While a partnership can be established through oral agreement or implied by conduct, most partnerships are created through a written agreement referred to as a partnership agreement. This agreement typically stipulates the conduct under which the partnership will be run and details which may be used to help settle a dispute at a later date. In addition to the partnership aspects, to establish a partnership of discretionary trusts, individuals need to create a discretionary trust for each founder. As such they will need to complete a trust deed to detail the terms of their individual trusts.

Laws pertaining to the business field

Individuals participating in the business will need to follow laws relating to their business field. For example, an electrician carrying on a business will need to be licensed. It is important that before starting any business, the founders are aware of these stipulations to avoid disputes later.

Business name

If the business is being carried on under any name other than that of the full name of its founders, then the name needs to be registered with ASIC. This is a simple and inexpensive process but still required in Australia.

Tax File Number (TFN)

An Australian Tax File Number (TFN) is a personal reference number for taxation purposes. While a TFN is not required for personal use, but the tax fees are substantially higher without one. Furthermore, without a TFN it becomes impossible to obtain an Australian Business Number.
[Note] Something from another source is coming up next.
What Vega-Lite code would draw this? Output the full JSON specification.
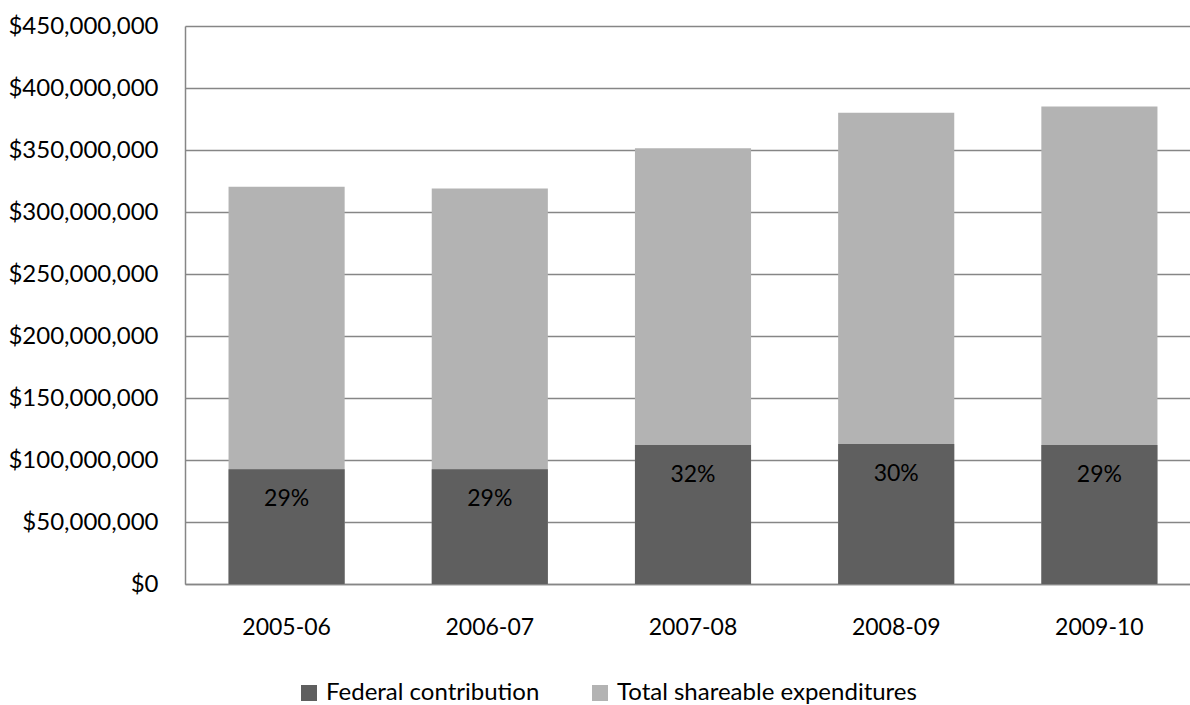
{
  "$schema": "https://vega.github.io/schema/vega-lite/v6.json",
  "width": 1005,
  "height": 558,
  "autosize": {"type": "none"},
  "padding": {"left": 185, "top": 26, "right": 0, "bottom": 121},
  "background": "white",
  "config": {
    "view": {"stroke": null},
    "font": "Lato",
    "axis": {
      "labelFont": "Lato",
      "labelFontSize": 23,
      "labelColor": "#000000",
      "domainColor": "#868686",
      "domainWidth": 1.5,
      "gridColor": "#868686",
      "gridWidth": 1.5,
      "ticks": false,
      "title": null
    },
    "legend": {
      "labelFont": "Lato",
      "labelFontSize": 24,
      "labelColor": "#000000",
      "labelLimit": 0
    }
  },
  "data": {
    "values": [
      {"year": "2005-06", "series": "Total shareable expenditures", "amount": 320300000, "share": ""},
      {"year": "2006-07", "series": "Total shareable expenditures", "amount": 319000000, "share": ""},
      {"year": "2007-08", "series": "Total shareable expenditures", "amount": 351500000, "share": ""},
      {"year": "2008-09", "series": "Total shareable expenditures", "amount": 380000000, "share": ""},
      {"year": "2009-10", "series": "Total shareable expenditures", "amount": 385000000, "share": ""},
      {"year": "2005-06", "series": "Federal contribution", "amount": 92600000, "share": "29%"},
      {"year": "2006-07", "series": "Federal contribution", "amount": 92600000, "share": "29%"},
      {"year": "2007-08", "series": "Federal contribution", "amount": 112000000, "share": "32%"},
      {"year": "2008-09", "series": "Federal contribution", "amount": 113000000, "share": "30%"},
      {"year": "2009-10", "series": "Federal contribution", "amount": 112000000, "share": "29%"}
    ]
  },
  "encoding": {
    "x": {
      "field": "year",
      "type": "ordinal",
      "sort": null,
      "scale": {"range": [0, 1016], "paddingInner": 0.4286, "paddingOuter": 0.2143},
      "axis": {"labelAngle": 0, "labelPadding": 32, "grid": false}
    },
    "y": {
      "field": "amount",
      "type": "quantitative",
      "stack": null,
      "scale": {"domain": [0, 450000000], "nice": false},
      "axis": {
        "values": [0, 50000000, 100000000, 150000000, 200000000, 250000000, 300000000, 350000000, 400000000, 450000000],
        "format": "$,.0f",
        "labelFontSize": 24,
        "labelPadding": 27,
        "grid": true
      }
    }
  },
  "layer": [
    {
      "mark": {"type": "bar"},
      "encoding": {
        "color": {
          "field": "series",
          "type": "nominal",
          "scale": {
            "domain": ["Federal contribution", "Total shareable expenditures"],
            "range": ["#5F5F5F", "#B3B3B3"]
          },
          "legend": {
            "title": null,
            "orient": "none",
            "legendX": 112,
            "legendY": 655,
            "direction": "horizontal",
            "symbolType": "square",
            "symbolSize": 256,
            "symbolStrokeWidth": 0,
            "symbolOpacity": 1,
            "labelOffset": 5,
            "columnPadding": 48,
            "padding": 0
          }
        }
      }
    },
    {
      "transform": [{"filter": "datum.series === 'Federal contribution'"}],
      "mark": {"type": "text", "baseline": "middle", "dy": 30, "fontSize": 23, "color": "#000000", "font": "Lato"},
      "encoding": {
        "text": {"field": "share"}
      }
    }
  ]
}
Australian Business Number (ABN)

Every business after July 2000 is required to have an Australian Business Number (ABN), which can be attained through the Australian Taxation Office (ATO).

Register for Good and Service Tax (GST)

If the business has a GST turnover of $75,000 or more a year in income, the they are required to register their business for GST.

Examples Scenario of a Partnership of Discretionary Trusts

Example 1:

Terresa and Susan are doctors working in a general practice together. They formed the practice a few years ago so that they could combine their specialisations and expand their client base. Combining their skill set was an easy decision, however, both Terresa and Susan were worried that they might be liable if one of them became the focus of a malpractice suit. The addition of discretionary trusts provides an added level of protection between each of them and the practice so that if the practice incurs debts, it is the trusts, not the individuals that are liable for what is owed. It also enables them to distribute income from the partnership through their discretionary trusts to members of their respective families who are on the lowest marginal tax rates

Example 2:

Jack and Scott are lawyers who have just resigned from their previous jobs at a law firm and have moved to a different state to start their own firm. They have elected to go with a partnership of discretionary trusts so that in the event that the firm is sued, they are both protected from incurring debts. Similar to medical practices, forming a partnership allows Jack and Scott to expand the expertise that the firm can offer. Structuring the firm this way means that they can grow their business at a stable rate.